The Post-Vacation Blues: Causes & Cures
Considering how often people claim vacations are crucial to their wellbeing, you’d think there’d be a bit more sympathy when someone comes back to work singing the post-vacation blues. Instead, their grief is often met with insincere snorts followed by dismissive “I hear ya’s”. Most of us are guilty of that from time to time. But why? And especially when the shoe is often on the other foot once we return to work after vacation? Is it annoyance? Jealousy? Or do we fear that lending a genuine ear to a coworker mourning how much they miss the cliffs of Capri will make us look spoiled, immature, unreliable, and all the other awful failings we think our peers have ascribed to them? Maybe it’s that very same fear that accounts for countless others who do a good job of hiding their post-vacation blues.
The truth is that vacations are crucial to your wellbeing – so crucial, in fact, that a lack of vacationing has been linked to higher rates of heart disease in both men and women. As it turns out, it’s natural and healthy to take vacations, which is why coming back from vacation can seem so overwhelming. Despite their flippant name, the post-vacations blues are characterized by a flurry of unpleasant and potentially serious emotions, including stress, anxiety, fatigue, restlessness, distractedness, and even severe depression. But are we doomed to dread life after vacation every time we escape the everyday? Not necessarily – and taking the following advice can help ensure that.

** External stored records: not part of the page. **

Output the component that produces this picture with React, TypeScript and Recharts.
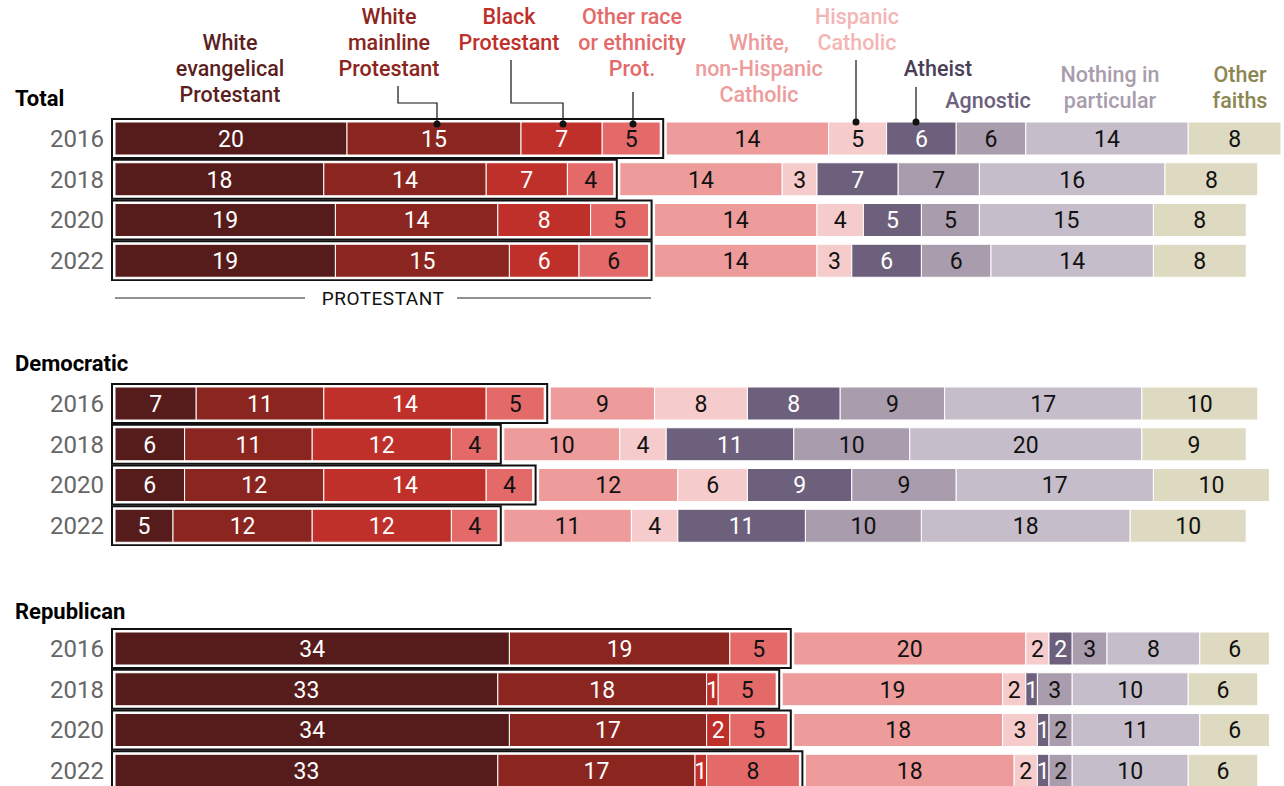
import React from 'react';
import { BarChart, Bar, XAxis, YAxis } from 'recharts';

const years = ['2016', '2018', '2020', '2022'];

const categories = [
  'White evangelical Protestant',
  'White mainline Protestant',
  'Black Protestant',
  'Other race or ethnicity Prot.',
  'White, non-Hispanic Catholic',
  'Hispanic Catholic',
  'Atheist',
  'Agnostic',
  'Nothing in particular',
  'Other faiths',
];

// one array per year, values in category order
const total2016 = [20, 15, 7, 5, 14, 5, 6, 6, 14, 8];
const total2018 = [18, 14, 7, 4, 14, 3, 7, 7, 16, 8];
const total2020 = [19, 14, 8, 5, 14, 4, 5, 5, 15, 8];
const total2022 = [19, 15, 6, 6, 14, 3, 6, 6, 14, 8];

const dem2016 = [7, 11, 14, 5, 9, 8, 8, 9, 17, 10];
const dem2018 = [6, 11, 12, 4, 10, 4, 11, 10, 20, 9];
const dem2020 = [6, 12, 14, 4, 12, 6, 9, 9, 17, 10];
const dem2022 = [5, 12, 12, 4, 11, 4, 11, 10, 18, 10];

const rep2016 = [34, 19, 0, 5, 20, 2, 2, 3, 8, 6];
const rep2018 = [33, 18, 1, 5, 19, 2, 1, 3, 10, 6];
const rep2020 = [34, 17, 2, 5, 18, 3, 1, 2, 11, 6];
const rep2022 = [33, 17, 1, 8, 18, 2, 1, 2, 10, 6];

const COLORS = ['#561c1c', '#8b2520', '#c0302a', '#e46a6a', '#ed9c9b', '#f6cbcb', '#6d607c', '#a99cad', '#c6bdca', '#dddac1'];
const TEXT_ON = ['#fff', '#fff', '#fff', '#111', '#111', '#111', '#fff', '#111', '#111', '#111'];
const HEAD_COLORS = ['#5c1f1f', '#8b2520', '#c0302a', '#e46a6a', '#ed9c9b', '#f4b5b5', '#4a3f57', '#6d607c', '#a99cad', '#8c8650'];

const FONT = 'Roboto, "Liberation Sans", sans-serif';
const GAP = 6; // space between the protestant block and the rest

const buildRows = (rows: number[][]) =>
  years.map((year, i) => {
    const row: any = { year };
    categories.forEach((_, k) => { row['c' + k] = rows[i][k]; });
    return row;
  });

const totalData = buildRows([total2016, total2018, total2020, total2022]);
const demData = buildRows([dem2016, dem2018, dem2020, dem2022]);
const repData = buildRows([rep2016, rep2018, rep2020, rep2022]);

const makeShape = (idx: number) => (props: any) => {
  const { x, y, width, height, payload } = props;
  const val = payload['c' + idx];
  if (!val || !width || width <= 0) return <g />;
  const dx = idx >= 4 ? GAP : 0;
  let border = null;
  if (idx === 0) {
    const unit = width / val;
    const prot = payload.c0 + payload.c1 + payload.c2 + payload.c3;
    border = (
      <rect x={x - 3} y={y - 3} width={unit * prot + 6} height={height + 6} fill="none" stroke="#111" strokeWidth={2} />
    );
  }
  return (
    <g>
      <rect x={x + dx} y={y} width={width} height={height} fill={COLORS[idx]} stroke="#fff" strokeWidth={1} />
      {border}
      <text
        x={x + dx + width / 2}
        y={y + height / 2}
        dy="0.36em"
        textAnchor="middle"
        fontSize={23}
        fontFamily={FONT}
        fill={TEXT_ON[idx]}
      >
        {val}
      </text>
    </g>
  );
};

const Group = ({ data, top }: { data: any[]; top: number }) => (
  <div style={{ position: 'absolute', left: 0, top }}>
    <BarChart
      layout="vertical"
      width={1284}
      height={163}
      data={data}
      margin={{ top: 0, right: 9, bottom: 0, left: 0 }}
      barSize={33}
    >
      <XAxis type="number" domain={[0, 100]} hide />
      <YAxis
        type="category"
        dataKey="year"
        width={115}
        axisLine={false}
        tickLine={false}
        tickMargin={5}
        tick={{ fontSize: 24, fill: '#666', fontFamily: FONT }}
      />
      {categories.map((c, i) => (
        <Bar key={c} dataKey={'c' + i} name={c} stackId="a" isAnimationActive={false} shape={makeShape(i)} />
      ))}
    </BarChart>
  </div>
);

// header labels: [lines, center x, first line baseline]
const heads: [string[], number, number][] = [
  [['White', 'evangelical', 'Protestant'], 230, 50],
  [['White', 'mainline', 'Protestant'], 389, 24],
  [['Black', 'Protestant'], 509, 24],
  [['Other race', 'or ethnicity', 'Prot.'], 632, 24],
  [['White,', 'non-Hispanic', 'Catholic'], 759, 50],
  [['Hispanic', 'Catholic'], 857, 24],
  [['Atheist'], 938, 76],
  [['Agnostic'], 988, 108],
  [['Nothing in', 'particular'], 1110, 82],
  [['Other', 'faiths'], 1240, 82],
];

export default function App() {
  return (
    <div style={{ position: 'absolute', left: 0, top: 0, width: 1284, height: 786, background: '#fff', fontFamily: FONT }}>
      <Group data={totalData} top={118} />
      <Group data={demData} top={383} />
      <Group data={repData} top={628} />
      <svg width={1284} height={786} style={{ position: 'absolute', left: 0, top: 0, pointerEvents: 'none' }}>
        {heads.map(([lines, cx, y0], i) => (
          <text key={i} textAnchor="middle" fontSize={21.5} fontWeight={500} fill={HEAD_COLORS[i]} fontFamily={FONT}>
            {lines.map((l, j) => (
              <tspan key={j} x={cx} y={y0 + j * 26}>{l}</tspan>
            ))}
          </text>
        ))}
        <g stroke="#111" strokeWidth={1.2} fill="none">
          <polyline points="398,86 398,103 437,103 437,124" />
          <polyline points="511,60 511,103 563,103 563,124" />
          <polyline points="633,92 633,124" />
          <polyline points="856,60 856,122" />
          <polyline points="916,87 916,122" />
        </g>
        <g fill="#111">
          <circle cx={437} cy={124} r={3.5} />
          <circle cx={563} cy={124} r={3.5} />
          <circle cx={633} cy={124} r={3.5} />
          <circle cx={856} cy={122} r={3.5} />
          <circle cx={916} cy={122} r={3.5} />
        </g>
        <text x={15} y={106} fontSize={22} fontWeight={700} fill="#000" fontFamily={FONT}>Total</text>
        <text x={15} y={371} fontSize={22} fontWeight={700} fill="#000" fontFamily={FONT}>Democratic</text>
        <text x={15} y={619} fontSize={22} fontWeight={700} fill="#000" fontFamily={FONT}>Republican</text>
        <line x1={115} y1={298} x2={305} y2={298} stroke="#222" strokeWidth={1} />
        <line x1={457} y1={298} x2={651} y2={298} stroke="#222" strokeWidth={1} />
        <text x={383} y={305} textAnchor="middle" fontSize={19} letterSpacing={0.5} fill="#111" fontFamily={FONT}>PROTESTANT</text>
      </svg>
    </div>
  );
}
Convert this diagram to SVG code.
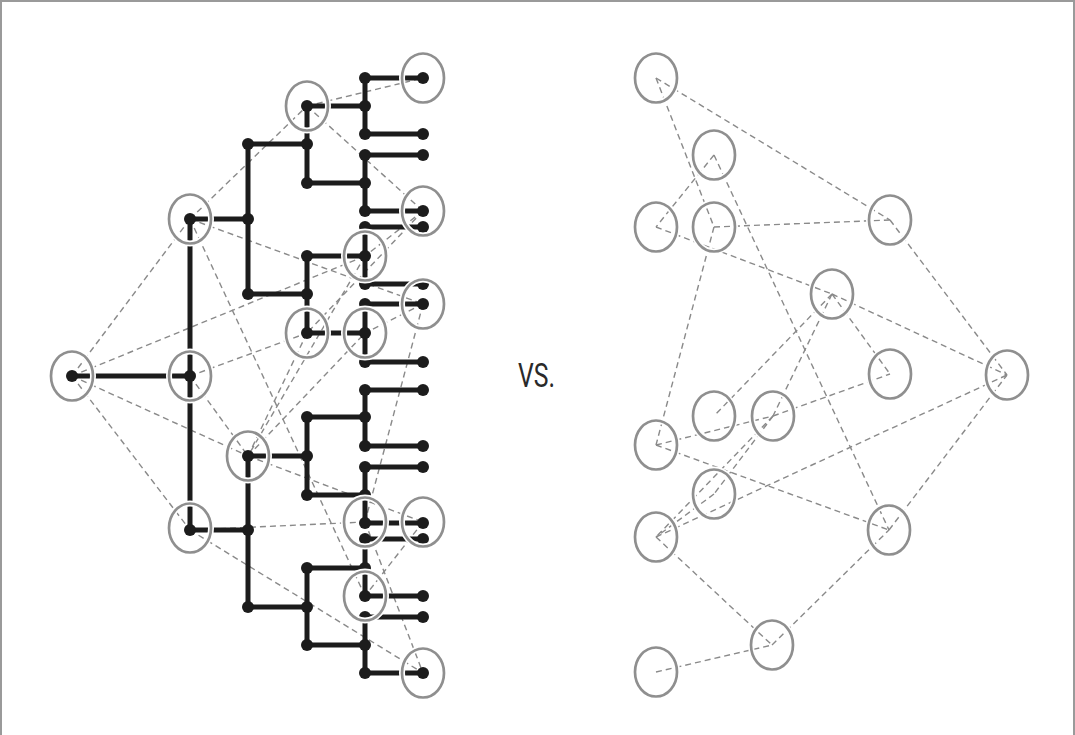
<svg xmlns="http://www.w3.org/2000/svg" width="1075" height="735" viewBox="0 0 1075 735">
<style>
.frame{fill:#fff;stroke:#9a9a9a;stroke-width:2}
.dash{stroke:#8a8a8a;stroke-width:1.4;stroke-dasharray:6 4;fill:none}
.tree{stroke:#1c1c1c;stroke-width:5;fill:none;stroke-linecap:round}
.dot{fill:#1c1c1c}
.halo{fill:none;stroke:#fff;stroke-width:6}
.ring{fill:none;stroke:#8f8f8f;stroke-width:2.7}
.vs{font-family:"Roboto","Liberation Sans",sans-serif;font-size:33px;fill:#2a2a2a}
</style>
<defs>
<g id="nd"><ellipse class="halo" rx="21" ry="24.5"/><ellipse class="ring" rx="21" ry="24.5"/></g>
</defs>
<rect class="frame" x="1" y="1" width="1073" height="740"/>

<g id="connectors">
<!-- left graph -->
<line class="dash" x1="72" y1="376" x2="190" y2="219"/>
<line class="dash" x1="72" y1="376" x2="365" y2="256"/>
<line class="dash" x1="72" y1="376" x2="248" y2="456"/>
<line class="dash" x1="72" y1="376" x2="190" y2="530"/>
<line class="dash" x1="190" y1="219" x2="307" y2="106"/>
<line class="dash" x1="190" y1="219" x2="423" y2="304"/>
<line class="dash" x1="190" y1="219" x2="365" y2="596"/>
<line class="dash" x1="307" y1="106" x2="423" y2="78"/>
<line class="dash" x1="307" y1="106" x2="423" y2="211"/>
<line class="dash" x1="423" y1="211" x2="365" y2="256"/>
<line class="dash" x1="423" y1="211" x2="307" y2="333"/>
<line class="dash" x1="365" y1="256" x2="248" y2="456"/>
<line class="dash" x1="423" y1="304" x2="365" y2="333"/>
<line class="dash" x1="423" y1="304" x2="365" y2="522"/>
<line class="dash" x1="190" y1="376" x2="307" y2="333"/>
<line class="dash" x1="190" y1="376" x2="248" y2="456"/>
<line class="dash" x1="248" y1="456" x2="307" y2="333"/>
<line class="dash" x1="248" y1="456" x2="365" y2="333"/>
<line class="dash" x1="248" y1="456" x2="423" y2="522"/>
<line class="dash" x1="190" y1="530" x2="365" y2="522"/>
<line class="dash" x1="190" y1="530" x2="423" y2="673"/>
<line class="dash" x1="365" y1="522" x2="423" y2="673"/>
<line class="dash" x1="423" y1="522" x2="365" y2="596"/>
<!-- right graph -->
<line class="dash" x1="656" y1="78" x2="714" y2="227"/>
<line class="dash" x1="656" y1="78" x2="890" y2="220"/>
<line class="dash" x1="714" y1="155" x2="656" y2="227"/>
<line class="dash" x1="714" y1="155" x2="889" y2="530"/>
<line class="dash" x1="656" y1="227" x2="832" y2="294"/>
<line class="dash" x1="714" y1="227" x2="890" y2="220"/>
<line class="dash" x1="714" y1="227" x2="656" y2="445"/>
<line class="dash" x1="890" y1="220" x2="1007" y2="375"/>
<line class="dash" x1="832" y1="294" x2="1007" y2="375"/>
<line class="dash" x1="832" y1="294" x2="890" y2="374"/>
<line class="dash" x1="832" y1="294" x2="714" y2="416"/>
<line class="dash" x1="832" y1="294" x2="773" y2="416"/>
<line class="dash" x1="656" y1="445" x2="773" y2="416"/>
<line class="dash" x1="656" y1="445" x2="889" y2="530"/>
<line class="dash" x1="773" y1="416" x2="890" y2="374"/>
<line class="dash" x1="773" y1="416" x2="714" y2="494"/>
<line class="dash" x1="773" y1="416" x2="656" y2="537"/>
<line class="dash" x1="714" y1="494" x2="656" y2="537"/>
<line class="dash" x1="656" y1="537" x2="1007" y2="375"/>
<line class="dash" x1="656" y1="537" x2="772" y2="645"/>
<line class="dash" x1="656" y1="672" x2="772" y2="645"/>
<line class="dash" x1="772" y1="645" x2="889" y2="530"/>
<line class="dash" x1="889" y1="530" x2="1007" y2="375"/>
</g>

<g id="tree">
<path class="tree" d="M72 376H190 M190 219V530 M190 219H248 M190 530H248
M248 144V294 M248 144H307 M248 294H307 M248 456V607 M248 456H307 M248 607H307
M307 106V183 M307 106H365 M307 183H365 M307 256V333 M307 256H365 M307 333H365
M307 417V495 M307 417H365 M307 495H365 M307 568V645 M307 568H365 M307 645H365
M365 78V134 M365 155V211 M365 227V284 M365 304V362 M365 390V446 M365 467V523 M365 539V596 M365 617V673
M365 78H423 M365 134H423 M365 155H423 M365 211H423 M365 227H423 M365 284H423 M365 304H423 M365 362H423
M365 390H423 M365 446H423 M365 467H423 M365 523H423 M365 539H423 M365 596H423 M365 617H423 M365 673H423"/>
<g class="dot">
<circle cx="72" cy="376" r="6"/><circle cx="190" cy="376" r="6"/><circle cx="190" cy="219" r="6"/><circle cx="190" cy="530" r="6"/>
<circle cx="248" cy="144" r="6"/><circle cx="248" cy="219" r="6"/><circle cx="248" cy="294" r="6"/><circle cx="248" cy="456" r="6"/><circle cx="248" cy="530" r="6"/><circle cx="248" cy="607" r="6"/>
<circle cx="307" cy="106" r="6"/><circle cx="307" cy="144" r="6"/><circle cx="307" cy="183" r="6"/><circle cx="307" cy="256" r="6"/><circle cx="307" cy="294" r="6"/><circle cx="307" cy="333" r="6"/>
<circle cx="307" cy="417" r="6"/><circle cx="307" cy="456" r="6"/><circle cx="307" cy="495" r="6"/><circle cx="307" cy="568" r="6"/><circle cx="307" cy="607" r="6"/><circle cx="307" cy="645" r="6"/>
<circle cx="365" cy="78" r="6"/><circle cx="365" cy="106" r="6"/><circle cx="365" cy="134" r="6"/><circle cx="365" cy="155" r="6"/><circle cx="365" cy="183" r="6"/><circle cx="365" cy="211" r="6"/>
<circle cx="365" cy="227" r="6"/><circle cx="365" cy="256" r="6"/><circle cx="365" cy="284" r="6"/><circle cx="365" cy="304" r="6"/><circle cx="365" cy="333" r="6"/><circle cx="365" cy="362" r="6"/>
<circle cx="365" cy="390" r="6"/><circle cx="365" cy="417" r="6"/><circle cx="365" cy="446" r="6"/><circle cx="365" cy="467" r="6"/><circle cx="365" cy="495" r="6"/><circle cx="365" cy="523" r="6"/>
<circle cx="365" cy="539" r="6"/><circle cx="365" cy="568" r="6"/><circle cx="365" cy="596" r="6"/><circle cx="365" cy="617" r="6"/><circle cx="365" cy="645" r="6"/><circle cx="365" cy="673" r="6"/>
<circle cx="423" cy="78" r="6"/><circle cx="423" cy="134" r="6"/><circle cx="423" cy="155" r="6"/><circle cx="423" cy="211" r="6"/><circle cx="423" cy="227" r="6"/><circle cx="423" cy="284" r="6"/>
<circle cx="423" cy="304" r="6"/><circle cx="423" cy="362" r="6"/><circle cx="423" cy="390" r="6"/><circle cx="423" cy="446" r="6"/><circle cx="423" cy="467" r="6"/><circle cx="423" cy="523" r="6"/>
<circle cx="423" cy="539" r="6"/><circle cx="423" cy="596" r="6"/><circle cx="423" cy="617" r="6"/><circle cx="423" cy="673" r="6"/>
</g>
</g>

<g id="left-nodes">
<g id="l1"><use href="#nd" x="72" y="376"/></g>
<g id="l2"><use href="#nd" x="190" y="376"/></g>
<g id="l3"><use href="#nd" x="190" y="219"/></g>
<g id="l4"><use href="#nd" x="190" y="528"/></g>
<g id="l5"><use href="#nd" x="307" y="106"/></g>
<g id="l6"><use href="#nd" x="423" y="78"/></g>
<g id="l7"><use href="#nd" x="423" y="211"/></g>
<g id="l8"><use href="#nd" x="365" y="256"/></g>
<g id="l9"><use href="#nd" x="423" y="304"/></g>
<g id="l10"><use href="#nd" x="307" y="333"/></g>
<g id="l11"><use href="#nd" x="365" y="333"/></g>
<g id="l12"><use href="#nd" x="248" y="456"/></g>
<g id="l13"><use href="#nd" x="365" y="522"/></g>
<g id="l14"><use href="#nd" x="423" y="522"/></g>
<g id="l15"><use href="#nd" x="365" y="596"/></g>
<g id="l16"><use href="#nd" x="423" y="673"/></g>
</g>

<g id="right-nodes">
<g id="rA"><use href="#nd" x="656" y="78"/></g>
<g id="rB"><use href="#nd" x="714" y="155"/></g>
<g id="rC"><use href="#nd" x="656" y="227"/></g>
<g id="rD"><use href="#nd" x="714" y="227"/></g>
<g id="rE"><use href="#nd" x="890" y="220"/></g>
<g id="rF"><use href="#nd" x="832" y="294"/></g>
<g id="rG"><use href="#nd" x="890" y="374"/></g>
<g id="rH"><use href="#nd" x="1007" y="375"/></g>
<g id="rI"><use href="#nd" x="656" y="445"/></g>
<g id="rJ"><use href="#nd" x="714" y="416"/></g>
<g id="rK"><use href="#nd" x="773" y="416"/></g>
<g id="rL"><use href="#nd" x="714" y="494"/></g>
<g id="rM"><use href="#nd" x="656" y="537"/></g>
<g id="rN"><use href="#nd" x="889" y="530"/></g>
<g id="rO"><use href="#nd" x="772" y="645"/></g>
<g id="rP"><use href="#nd" x="656" y="672"/></g>
</g>

<text class="vs" x="518" y="387" textLength="37" lengthAdjust="spacingAndGlyphs">VS.</text>
</svg>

Coping with and curing the post-vacation blues
De-clutter before you depart
It’s a known fact that if your home or your workspace is a mess, you’re more likely to experience stress. This is true all the time, anytime, of course – not just before or after vacation. But it’s when you’re back from vacation that the clutter will really make you shudder. The mere sight of loose leaf doodles, dangling Post-its, runaway pens, scattered paperclips, and other debris can overstimulate you, making you feel that there’s more work to be done than there is and making it harder to find the things you need to do the work that actually needs to be done. There’s no sense in coming back from vacation to memos of matters past, especially when they’ll hinder your efforts to catch up. Clear away the clutter for a clean, orderly, and welcoming workspace upon your return.
Don’t worry, be happy
A vacation is not a vacation if you’re working while you’re away – and that includes checking email and voicemail. It’s understandable that you don’t want to fall behind on your work, but it’s going to happen, at least a little bit, no matter what. Accept this and get as much done as you can before you leave. Then enjoy yourself and deal with work when the time’s right – after vacation.
Get into the groove
If you’re off to a faraway paradise, come back with a couple of days left to re-acclimatize to your usual surroundings and to get over any jet lag. If you want, you can even take this time to catch up on emails and voicemails so there are no shockers your first day back at work. Also, once you’re back, try to do nothing but catch up for the first day or two. In fact, as long as you won’t get in trouble, you may want to keep your out-of-office on for those days.
The end is the beginning
If you had a particularly enlightening experience on your vacation, remind yourself of it every day at work by keeping a picture or a souvenir at your desk. Some might argue that doing so could exacerbate your post-vacation blues. But if you feel that’ll be the case for you, take things a step further and incorporate something about your experience into your everyday life, such as learning the language of where you were or cooking cuisine from there. And remember: the end of one vacation is not the end of all vacations. The sooner you start planning your next one, the more time you’ll have to look forward to it, making the workdays fly by.
Chronic post-vacation blues
With all this talk about getting back into the swing of things after vacation, it’s easy to forget that a vacation should be a break, not an escape. If you’re consistently devoid of enthusiasm for your job and continually daydreaming about being somewhere else, then it may be time to think about taking a permanent vacation from where you currently work. At the end of the day, you still need to love your job to feel fulfilled – no matter how many vacations you take.